Keine erneute förmliche Zustellung erforderlich
Die Zustellung der Beschwerdeentscheidung ist dem BGH zufolge mit dem Erhalt der Kopie einer beglaubigten Abschrift erfolgt. Denn mit der Kopie habe die Betroffene Gelegenheit gehabt, von dessen Inhalt Kenntnis zu nehmen. Eine erneute Zustellung des Originalbeschlusses sei hingegen nicht erforderlich. Der Zweck der Zustellung liegt laut dem XII. Zivilsenat darin, dem Adressaten Gelegenheit zu verschaffen, das Schriftstück zu lesen und den Zeitpunkt der Bekanntgabe zu dokumentieren (hier: Einlegen der Rechtsbeschwerde).

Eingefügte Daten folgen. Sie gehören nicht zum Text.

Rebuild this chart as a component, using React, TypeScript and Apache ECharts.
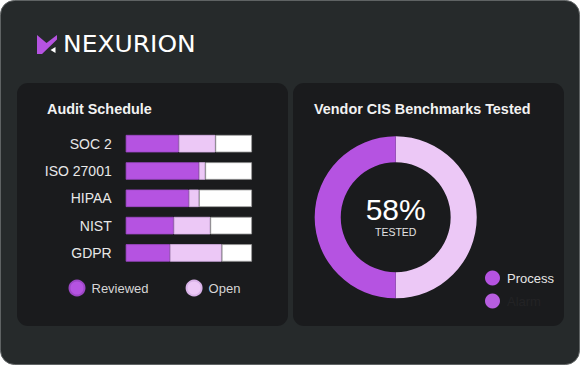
import React, { useEffect, useRef } from "react";
import * as echarts from "echarts";

const categories = ["SOC 2", "ISO 27001", "HIPAA", "NIST", "GDPR"];
const reviewed = [42, 58, 50, 38, 35];
const open = [29, 5, 8, 29, 41];
const remaining = [29, 37, 42, 33, 24];

const donutNames = ["Alarm", "Process"];
const donutValues = [50, 50];
const centerLabel = "58%";
const centerSub = "TESTED";

const PURPLE = "#b553e1";
const LIGHT = "#ecc8f6";
const FONT = "'Liberation Sans', Arial, sans-serif";

export default function App() {
  const ref = useRef<HTMLDivElement>(null);
  useEffect(() => {
    document.body.style.margin = "0";
    document.body.style.background = "#ffffff";
    const chart = echarts.init(ref.current!, undefined, { renderer: "svg" });
    chart.setOption({
      animation: false,
      textStyle: { fontFamily: FONT },
      graphic: [
        {
          type: "rect",
          z: -10,
          shape: { x: 0.5, y: 0.5, width: 579, height: 364, r: 14 },
          style: { fill: "#262a2b", stroke: "#5f6364", lineWidth: 1 },
        },
        {
          type: "rect",
          z: -9,
          shape: { x: 17, y: 83, width: 271, height: 243, r: 11 },
          style: { fill: "#1a1b1d" },
        },
        {
          type: "rect",
          z: -9,
          shape: { x: 293, y: 83, width: 271, height: 243, r: 11 },
          style: { fill: "#1a1b1d" },
        },
        {
          type: "polygon",
          shape: { points: [[37, 35], [46.5, 43], [57, 35], [57, 39.5], [42, 54], [37, 54]] },
          style: { fill: "#b553e1" },
        },
        {
          type: "polygon",
          shape: { points: [[50.5, 50], [55.5, 47], [55.5, 53]] },
          style: { fill: "#ffffff" },
        },
        {
          type: "text",
          x: 63,
          y: 44.5,
          scaleX: 1.085,
          style: {
            text: "NEXURION",
            fill: "#ffffff",
            font: "normal 23px 'DejaVu Sans', sans-serif",
            verticalAlign: "middle",
          },
        },
        {
          type: "text",
          x: 47,
          y: 109,
          style: {
            text: "Audit Schedule",
            fill: "#f2f2f2",
            font: `bold 14.4px ${FONT}`,
            verticalAlign: "middle",
          },
        },
        {
          type: "text",
          x: 314,
          y: 109,
          style: {
            text: "Vendor CIS Benchmarks Tested",
            fill: "#f2f2f2",
            font: `bold 14.4px ${FONT}`,
            verticalAlign: "middle",
          },
        },
        {
          type: "text",
          x: 395.7,
          y: 209,
          style: {
            text: centerLabel,
            fill: "#ffffff",
            font: `normal 30px ${FONT}`,
            align: "center",
            verticalAlign: "middle",
          },
        },
        {
          type: "text",
          x: 395.7,
          y: 231.5,
          style: {
            text: centerSub,
            fill: "#e2e2e2",
            font: `normal 10.5px ${FONT}`,
            align: "center",
            verticalAlign: "middle",
          },
        },
      ],
      grid: { left: 125.7, right: 329, top: 130, height: 136.6, containLabel: false },
      xAxis: { type: "value", min: 0, max: 100, show: false },
      yAxis: {
        type: "category",
        data: categories,
        inverse: true,
        axisLine: { show: false },
        axisTick: { show: false },
        splitLine: { show: false },
        axisLabel: { color: "#e8e8e8", fontSize: 14, margin: 14, fontFamily: FONT },
      },
      legend: [
        {
          data: ["Reviewed", "Open"],
          left: 63.5,
          top: 274.5,
          icon: "circle",
          itemWidth: 15,
          itemHeight: 15,
          itemGap: 37,
          selectedMode: false,
          textStyle: { color: "#d6d6d6", fontSize: 13, padding: [0, 0, 0, 2], fontFamily: FONT },
        },
        {
          data: [
            { name: "Process", itemStyle: { color: PURPLE } },
            { name: "Alarm", itemStyle: { color: "#b75ee0" }, textStyle: { color: "#232325" } },
          ],
          left: 480,
          top: 265.5,
          orient: "vertical",
          icon: "circle",
          itemWidth: 15,
          itemHeight: 15,
          itemGap: 8,
          selectedMode: false,
          textStyle: { color: "#e6e6e6", fontSize: 13, padding: [0, 0, 0, 2], fontFamily: FONT },
        },
      ],
      series: [
        {
          name: "Reviewed",
          type: "bar",
          stack: "a",
          data: reviewed,
          barWidth: 17.5,
          itemStyle: { color: PURPLE, borderColor: "#9d47c6", borderWidth: 0.8 },
          emphasis: { disabled: true },
        },
        {
          name: "Open",
          type: "bar",
          stack: "a",
          data: open,
          barWidth: 17.5,
          itemStyle: { color: LIGHT, borderColor: "#d9b3e8", borderWidth: 0.8 },
          emphasis: { disabled: true },
        },
        {
          name: "Remaining",
          type: "bar",
          stack: "a",
          data: remaining,
          barWidth: 17.5,
          itemStyle: { color: "#ffffff", borderColor: "#9a9a9a", borderWidth: 0.8 },
          emphasis: { disabled: true },
        },
        {
          name: "Benchmarks",
          type: "pie",
          center: [395.7, 217.3],
          radius: [55, 81],
          startAngle: 90,
          clockwise: true,
          label: { show: false },
          labelLine: { show: false },
          emphasis: { disabled: true },
          data: donutNames.map((n, i) => ({
            name: n,
            value: donutValues[i],
            itemStyle: { color: i === 0 ? LIGHT : PURPLE },
          })),
        },
      ],
    });
    return () => chart.dispose();
  }, []);
  return <div ref={ref} style={{ width: 581, height: 366 }} />;
}
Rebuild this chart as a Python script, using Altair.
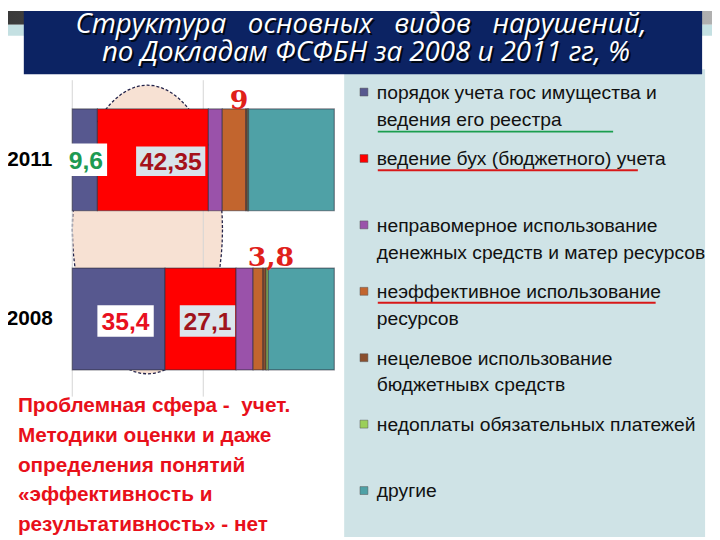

Ist die Kenntnisnahme gegeben und steht der tatsächliche Zugang auch ohne Postzustellungsurkunde fest, bedarf es keiner erneuten formellen Zustellung. § 189 ZPO habe nicht den Sinn, die Zustellungsvorschriften "zum Selbstzweck erstarren" zu lassen. Vielmehr sei mit Erreichen des Zustellungszwecks diese als bewirkt anzusehen, so die Karlsruher Richter. Die Säumnis der Beschwerdebegründungsfrist sei durch den Wiedereinsetzungsantrag geheilt.
Externe Gutachterin notwendig
Ist die Betroffene länger als vier Jahre untergebracht, bedarf es nach § 329 Abs. 2 Satz 2 FamFG zur Beurteilung des Verlängerungsantrags eines externen Gutachtens: Es soll kein Sachverständiger bestellt werden, der die Betroffene bisher behandelt oder begutachtet hat oder in der Einrichtung tätig ist, wo die Betroffene untergebracht ist. Damit soll Zweifeln an der Objektivität des Gutachtens entgegengewirkt werden, so der Bundesgerichtshof. Dabei gelte diese Regel auch, wenn die Unterbringung kurzzeitig unterbrochen oder trotz fehlender Genehmigung weiter vollzogen worden sei. Letzteres sei hier der Fall gewesen: Für einen Zeitraum von fünf Wochen sei die Frau ohne Anordnung untergebracht gewesen. Der BGH hob die Beschwerdeentscheidung auf und verwies die Sache ans Landgericht zur erneuten Entscheidung zurück.